Can you output the material exactly as written, minus any pictures it holds?

DATA LINES.

******

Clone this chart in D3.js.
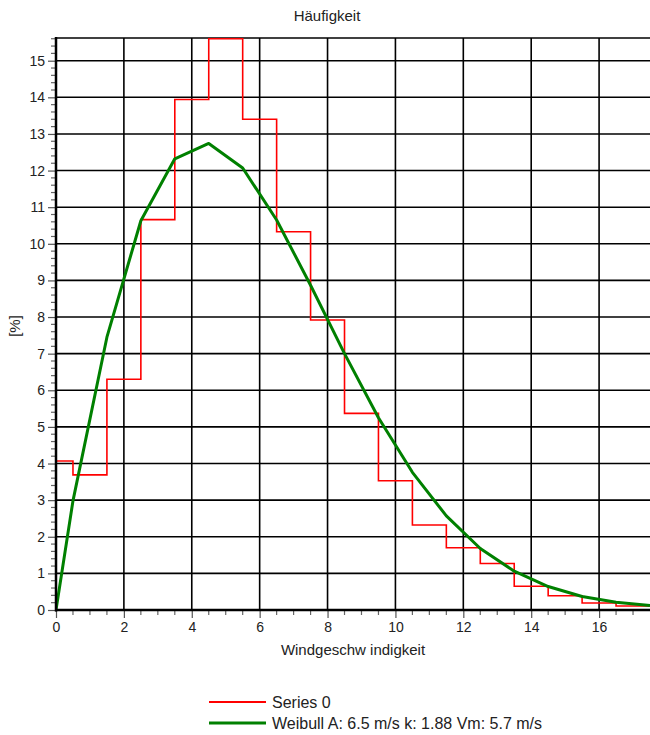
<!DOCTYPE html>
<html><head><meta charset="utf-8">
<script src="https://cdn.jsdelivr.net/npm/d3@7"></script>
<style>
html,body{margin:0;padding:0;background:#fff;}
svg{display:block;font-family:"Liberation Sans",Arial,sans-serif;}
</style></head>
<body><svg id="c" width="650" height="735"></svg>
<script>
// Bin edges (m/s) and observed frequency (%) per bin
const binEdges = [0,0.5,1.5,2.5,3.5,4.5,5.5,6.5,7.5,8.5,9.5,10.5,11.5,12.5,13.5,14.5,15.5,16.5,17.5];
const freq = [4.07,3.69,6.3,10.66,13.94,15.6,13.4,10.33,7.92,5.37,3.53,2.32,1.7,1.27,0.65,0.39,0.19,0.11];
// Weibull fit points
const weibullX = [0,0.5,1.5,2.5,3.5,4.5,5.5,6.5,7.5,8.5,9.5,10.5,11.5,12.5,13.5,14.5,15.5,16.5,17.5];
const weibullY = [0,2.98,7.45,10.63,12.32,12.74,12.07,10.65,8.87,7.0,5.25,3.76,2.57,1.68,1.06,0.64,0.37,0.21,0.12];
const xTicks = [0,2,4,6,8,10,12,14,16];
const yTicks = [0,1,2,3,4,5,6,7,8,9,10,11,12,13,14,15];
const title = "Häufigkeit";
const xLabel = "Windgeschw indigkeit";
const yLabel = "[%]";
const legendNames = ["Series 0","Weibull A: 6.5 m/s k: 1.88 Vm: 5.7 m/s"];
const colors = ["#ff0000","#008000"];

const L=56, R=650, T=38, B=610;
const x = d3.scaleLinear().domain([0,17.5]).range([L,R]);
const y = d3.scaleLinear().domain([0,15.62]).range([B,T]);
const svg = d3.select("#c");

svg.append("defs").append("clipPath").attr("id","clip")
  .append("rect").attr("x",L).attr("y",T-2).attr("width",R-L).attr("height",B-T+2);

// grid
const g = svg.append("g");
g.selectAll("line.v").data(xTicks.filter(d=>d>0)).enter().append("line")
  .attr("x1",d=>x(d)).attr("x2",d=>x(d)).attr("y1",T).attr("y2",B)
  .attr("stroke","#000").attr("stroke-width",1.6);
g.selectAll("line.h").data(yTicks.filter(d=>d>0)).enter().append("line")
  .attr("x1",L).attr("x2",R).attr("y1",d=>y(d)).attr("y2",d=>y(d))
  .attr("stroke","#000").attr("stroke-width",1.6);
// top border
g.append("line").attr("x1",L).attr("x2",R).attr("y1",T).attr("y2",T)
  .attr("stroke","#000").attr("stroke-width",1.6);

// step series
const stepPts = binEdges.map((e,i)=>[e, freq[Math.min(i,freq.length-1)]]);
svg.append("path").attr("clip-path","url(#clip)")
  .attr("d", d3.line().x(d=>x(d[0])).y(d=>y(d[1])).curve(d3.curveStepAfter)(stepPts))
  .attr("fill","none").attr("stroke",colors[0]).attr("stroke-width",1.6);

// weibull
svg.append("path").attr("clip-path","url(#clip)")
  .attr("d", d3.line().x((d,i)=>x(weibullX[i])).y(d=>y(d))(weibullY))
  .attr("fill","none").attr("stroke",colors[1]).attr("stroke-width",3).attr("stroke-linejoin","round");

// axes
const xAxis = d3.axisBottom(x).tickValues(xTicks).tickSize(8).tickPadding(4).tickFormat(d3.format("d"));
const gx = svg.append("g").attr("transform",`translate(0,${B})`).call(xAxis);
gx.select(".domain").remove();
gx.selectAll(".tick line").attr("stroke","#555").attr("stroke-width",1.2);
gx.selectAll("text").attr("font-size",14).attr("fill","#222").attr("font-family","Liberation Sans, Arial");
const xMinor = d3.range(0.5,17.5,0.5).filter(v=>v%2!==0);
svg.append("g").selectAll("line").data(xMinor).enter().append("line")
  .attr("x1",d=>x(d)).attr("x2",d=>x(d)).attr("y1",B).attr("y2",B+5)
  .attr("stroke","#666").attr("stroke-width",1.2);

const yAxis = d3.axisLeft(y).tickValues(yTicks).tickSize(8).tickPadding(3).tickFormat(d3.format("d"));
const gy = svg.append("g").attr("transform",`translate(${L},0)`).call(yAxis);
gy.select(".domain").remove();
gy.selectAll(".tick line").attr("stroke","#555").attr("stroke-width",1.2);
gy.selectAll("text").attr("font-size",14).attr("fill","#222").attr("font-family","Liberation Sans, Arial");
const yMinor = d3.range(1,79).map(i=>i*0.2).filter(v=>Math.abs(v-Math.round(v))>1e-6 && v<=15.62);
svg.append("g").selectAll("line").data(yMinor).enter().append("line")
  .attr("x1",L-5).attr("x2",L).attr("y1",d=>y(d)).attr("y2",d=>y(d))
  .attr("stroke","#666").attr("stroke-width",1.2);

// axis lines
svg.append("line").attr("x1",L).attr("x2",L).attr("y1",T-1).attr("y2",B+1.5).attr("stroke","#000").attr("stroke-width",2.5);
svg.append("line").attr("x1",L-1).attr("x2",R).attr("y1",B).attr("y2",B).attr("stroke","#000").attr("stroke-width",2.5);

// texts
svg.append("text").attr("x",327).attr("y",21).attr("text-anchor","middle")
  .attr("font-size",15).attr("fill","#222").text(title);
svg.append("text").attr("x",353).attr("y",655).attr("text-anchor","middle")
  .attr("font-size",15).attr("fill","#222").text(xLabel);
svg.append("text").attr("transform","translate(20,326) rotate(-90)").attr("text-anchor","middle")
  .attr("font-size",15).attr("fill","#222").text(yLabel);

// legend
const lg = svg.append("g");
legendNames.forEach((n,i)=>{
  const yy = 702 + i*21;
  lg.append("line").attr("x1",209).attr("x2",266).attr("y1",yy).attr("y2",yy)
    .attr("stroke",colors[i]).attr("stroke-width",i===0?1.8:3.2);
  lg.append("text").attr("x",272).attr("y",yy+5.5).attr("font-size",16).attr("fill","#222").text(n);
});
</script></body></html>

******

SOLUTION TO THIS EXERCISE.
Clone this chart in D3.js.
<!DOCTYPE html>
<html><head><meta charset="utf-8">
<script src="https://cdn.jsdelivr.net/npm/d3@7"></script>
<style>
html,body{margin:0;padding:0;background:#fff;}
svg{display:block;font-family:"Liberation Sans",Arial,sans-serif;}
</style></head>
<body><svg id="c" width="650" height="735"></svg>
<script>
// Bin edges (m/s) and observed frequency (%) per bin
const binEdges = [0,0.5,1.5,2.5,3.5,4.5,5.5,6.5,7.5,8.5,9.5,10.5,11.5,12.5,13.5,14.5,15.5,16.5,17.5];
const freq = [4.07,3.69,6.3,10.66,13.94,15.6,13.4,10.33,7.92,5.37,3.53,2.32,1.7,1.27,0.65,0.39,0.19,0.11];
// Weibull fit points
const weibullX = [0,0.5,1.5,2.5,3.5,4.5,5.5,6.5,7.5,8.5,9.5,10.5,11.5,12.5,13.5,14.5,15.5,16.5,17.5];
const weibullY = [0,2.98,7.45,10.63,12.32,12.74,12.07,10.65,8.87,7.0,5.25,3.76,2.57,1.68,1.06,0.64,0.37,0.21,0.12];
const xTicks = [0,2,4,6,8,10,12,14,16];
const yTicks = [0,1,2,3,4,5,6,7,8,9,10,11,12,13,14,15];
const title = "Häufigkeit";
const xLabel = "Windgeschw indigkeit";
const yLabel = "[%]";
const legendNames = ["Series 0","Weibull A: 6.5 m/s k: 1.88 Vm: 5.7 m/s"];
const colors = ["#ff0000","#008000"];

const L=56, R=650, T=38, B=610;
const x = d3.scaleLinear().domain([0,17.5]).range([L,R]);
const y = d3.scaleLinear().domain([0,15.62]).range([B,T]);
const svg = d3.select("#c");

svg.append("defs").append("clipPath").attr("id","clip")
  .append("rect").attr("x",L).attr("y",T-2).attr("width",R-L).attr("height",B-T+2);

// grid
const g = svg.append("g");
g.selectAll("line.v").data(xTicks.filter(d=>d>0)).enter().append("line")
  .attr("x1",d=>x(d)).attr("x2",d=>x(d)).attr("y1",T).attr("y2",B)
  .attr("stroke","#000").attr("stroke-width",1.6);
g.selectAll("line.h").data(yTicks.filter(d=>d>0)).enter().append("line")
  .attr("x1",L).attr("x2",R).attr("y1",d=>y(d)).attr("y2",d=>y(d))
  .attr("stroke","#000").attr("stroke-width",1.6);
// top border
g.append("line").attr("x1",L).attr("x2",R).attr("y1",T).attr("y2",T)
  .attr("stroke","#000").attr("stroke-width",1.6);

// step series
const stepPts = binEdges.map((e,i)=>[e, freq[Math.min(i,freq.length-1)]]);
svg.append("path").attr("clip-path","url(#clip)")
  .attr("d", d3.line().x(d=>x(d[0])).y(d=>y(d[1])).curve(d3.curveStepAfter)(stepPts))
  .attr("fill","none").attr("stroke",colors[0]).attr("stroke-width",1.6);

// weibull
svg.append("path").attr("clip-path","url(#clip)")
  .attr("d", d3.line().x((d,i)=>x(weibullX[i])).y(d=>y(d))(weibullY))
  .attr("fill","none").attr("stroke",colors[1]).attr("stroke-width",3).attr("stroke-linejoin","round");

// axes
const xAxis = d3.axisBottom(x).tickValues(xTicks).tickSize(8).tickPadding(4).tickFormat(d3.format("d"));
const gx = svg.append("g").attr("transform",`translate(0,${B})`).call(xAxis);
gx.select(".domain").remove();
gx.selectAll(".tick line").attr("stroke","#555").attr("stroke-width",1.2);
gx.selectAll("text").attr("font-size",14).attr("fill","#222").attr("font-family","Liberation Sans, Arial");
const xMinor = d3.range(0.5,17.5,0.5).filter(v=>v%2!==0);
svg.append("g").selectAll("line").data(xMinor).enter().append("line")
  .attr("x1",d=>x(d)).attr("x2",d=>x(d)).attr("y1",B).attr("y2",B+5)
  .attr("stroke","#666").attr("stroke-width",1.2);

const yAxis = d3.axisLeft(y).tickValues(yTicks).tickSize(8).tickPadding(3).tickFormat(d3.format("d"));
const gy = svg.append("g").attr("transform",`translate(${L},0)`).call(yAxis);
gy.select(".domain").remove();
gy.selectAll(".tick line").attr("stroke","#555").attr("stroke-width",1.2);
gy.selectAll("text").attr("font-size",14).attr("fill","#222").attr("font-family","Liberation Sans, Arial");
const yMinor = d3.range(1,79).map(i=>i*0.2).filter(v=>Math.abs(v-Math.round(v))>1e-6 && v<=15.62);
svg.append("g").selectAll("line").data(yMinor).enter().append("line")
  .attr("x1",L-5).attr("x2",L).attr("y1",d=>y(d)).attr("y2",d=>y(d))
  .attr("stroke","#666").attr("stroke-width",1.2);

// axis lines
svg.append("line").attr("x1",L).attr("x2",L).attr("y1",T-1).attr("y2",B+1.5).attr("stroke","#000").attr("stroke-width",2.5);
svg.append("line").attr("x1",L-1).attr("x2",R).attr("y1",B).attr("y2",B).attr("stroke","#000").attr("stroke-width",2.5);

// texts
svg.append("text").attr("x",327).attr("y",21).attr("text-anchor","middle")
  .attr("font-size",15).attr("fill","#222").text(title);
svg.append("text").attr("x",353).attr("y",655).attr("text-anchor","middle")
  .attr("font-size",15).attr("fill","#222").text(xLabel);
svg.append("text").attr("transform","translate(20,326) rotate(-90)").attr("text-anchor","middle")
  .attr("font-size",15).attr("fill","#222").text(yLabel);

// legend
const lg = svg.append("g");
legendNames.forEach((n,i)=>{
  const yy = 702 + i*21;
  lg.append("line").attr("x1",209).attr("x2",266).attr("y1",yy).attr("y2",yy)
    .attr("stroke",colors[i]).attr("stroke-width",i===0?1.8:3.2);
  lg.append("text").attr("x",272).attr("y",yy+5.5).attr("font-size",16).attr("fill","#222").text(n);
});
</script></body></html>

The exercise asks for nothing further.